Most importantly, she is more concerned with catching the grasshoppers hiding out in the basement than fussing about her looks. Sometimes, I think about how many grasshoppers I could have caught in the years I lost lamenting my freckles.
I think about my mother and the many vacations we spent in Hawaii and on the sunny shores of southern Thailand. She spent them ducking in the shade with a visor on and shielding her face with a magazine, no matter how persistently my brothers and I begged for her to jump in the water with us. My dad always joined in on the fun, crashing into the waves for hours until he was sunburned to a crisp. He has fewer sun spots than my mother. He does not call them “sun damage.” In fact, he does not call them anything.

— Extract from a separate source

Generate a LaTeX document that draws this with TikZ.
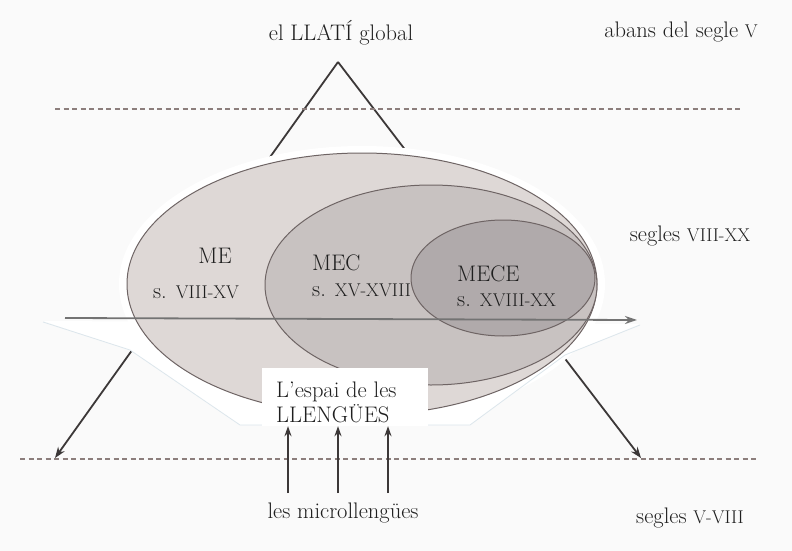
\documentclass[tikz,border=0pt]{standalone}
\usepackage{fontspec}
\usetikzlibrary{arrows.meta}
\definecolor{bgc}{HTML}{FAFAFA}
\definecolor{linec}{HTML}{3C3838}
\definecolor{dashc}{HTML}{8C7E7C}
\definecolor{ellc}{HTML}{6E6464}
\definecolor{fillA}{HTML}{DED8D6}
\definecolor{fillB}{HTML}{C8C2C1}
\definecolor{fillC}{HTML}{B0AAAB}
\definecolor{blobc}{HTML}{DCE6EC}
\newcommand\lblfont{\fontsize{22.5}{25}\selectfont}
\newcommand\rn[1]{{\fontsize{18.5}{20}\selectfont #1}}
\begin{document}
\begin{tikzpicture}[x=1pt,y=-1pt,
  every node/.style={font=\lblfont, text=black!88, inner sep=0pt},
  triline/.style={draw=linec, line width=1.8pt, -{Stealth[length=11pt,width=8pt]}},
  dashline/.style={draw=dashc, line width=1.6pt, dash pattern=on 5pt off 3.5pt},
  ell/.style={draw=ellc, line width=1pt},
  uparrow/.style={draw=linec, line width=1.8pt, -{Stealth[length=10pt,width=7pt]}},
  timearrow/.style={draw=black!55, line width=1.8pt, -{Stealth[length=12pt,width=8pt]}}]
\useasboundingbox[fill=bgc] (0,0) rectangle (792,551);
% triangle sides
\coordinate (apex) at (338,62);
\coordinate (bl) at (55,458);
\coordinate (br) at (641,458);
\draw[triline] (apex) -- (bl);
\draw[triline] (apex) -- (br);
% white blob hiding the middle of the triangle
\fill[white] (362,284) ellipse [x radius=243, y radius=138];
\fill[white] (43,321) -- (130,350) -- (240,425) -- (470,425) -- (565,355) -- (640,324) -- cycle;
\draw[blobc, line width=0.8pt] (43,322) -- (130,350) -- (240,425) -- (470,425) -- (565,355) -- (640,325);
% dashed lines
\coordinate (d1a) at (55,109);
\coordinate (d1b) at (740,109);
\coordinate (d2a) at (20,459);
\coordinate (d2b) at (757,459);
\draw[dashline] (d1a) -- (d1b);
\draw[dashline] (d2a) -- (d2b);
% ellipses
\draw[ell, fill=fillA] (362,284) ellipse [x radius=235, y radius=131];
\draw[ell, fill=fillB] (431,285) ellipse [x radius=166, y radius=100];
\draw[ell, fill=fillC] (503,278) ellipse [x radius=92, y radius=58];
% time arrow
\coordinate (ha1) at (65,318);
\coordinate (ha2) at (637,320);
\draw[timearrow] (ha1) -- (ha2);
% labels
\node (title) at (341,33) {el LLATÍ global};
\node (before) at (681,32) {abans del segle \rn{V}};
\node (mid) at (690,236) {segles \rn{VIII-XX}};
\node (after) at (690,518) {segles \rn{V-VIII}};
\node (me) at (215,256) {ME};
\node (mes) at (196,292) {s. \rn{VIII-XV}};
\node[anchor=west] (mec) at (312,263) {MEC};
\node[anchor=west] (mecs) at (312,290) {s. \rn{XV-XVIII}};
\node[anchor=west] (mece) at (457,274) {MECE};
\node[anchor=west] (meces) at (457,300) {s. \rn{XVIII-XX}};
\node[fill=white, minimum width=166pt, minimum height=58pt] (boxbg) at (345,397) {};
\node[anchor=west, align=left] (box) at (276,402) {L'espai de les\\LLENGÜES};
\node (micro) at (343,513) {les microllengües};
% up arrows
\coordinate (u1) at (288,493);
\coordinate (u2) at (338,493);
\coordinate (u3) at (388,493);
\draw[uparrow] (u1) -- (u1 |- boxbg.south);
\draw[uparrow] (u2) -- (u2 |- boxbg.south);
\draw[uparrow] (u3) -- (u3 |- boxbg.south);
\end{tikzpicture}
\end{document}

A few years ago, I saw a dermatologist who closed the case of my unstoppable freckling — he explained that my freckles are not sun damage but hereditary, and quite a unique feature for Asian skin.
There is nothing that can be done to mitigate the appearance of hereditary freckles, and to me, this called for celebration. It meant the end of an expensive, fruitless journey down countless skincare aisles. I couldn’t wait to share the news with my mother when I got home that evening.
“Ma! Guess what? Our freckles aren’t from sun damage. They’re hereditary,” I said, warming up for my victory lap around the living room.
Her face fell. “What do you mean?” she asked.
She paused. “Not even the laser?”
There was no celebration that followed. Victory lap canceled. My mother sat back in her chair, defeated. The idea of resigning herself to a life with freckles was not something she would ease in to — maybe not ever.
As for me, I try to remember that I am not damaged. I am unique without question.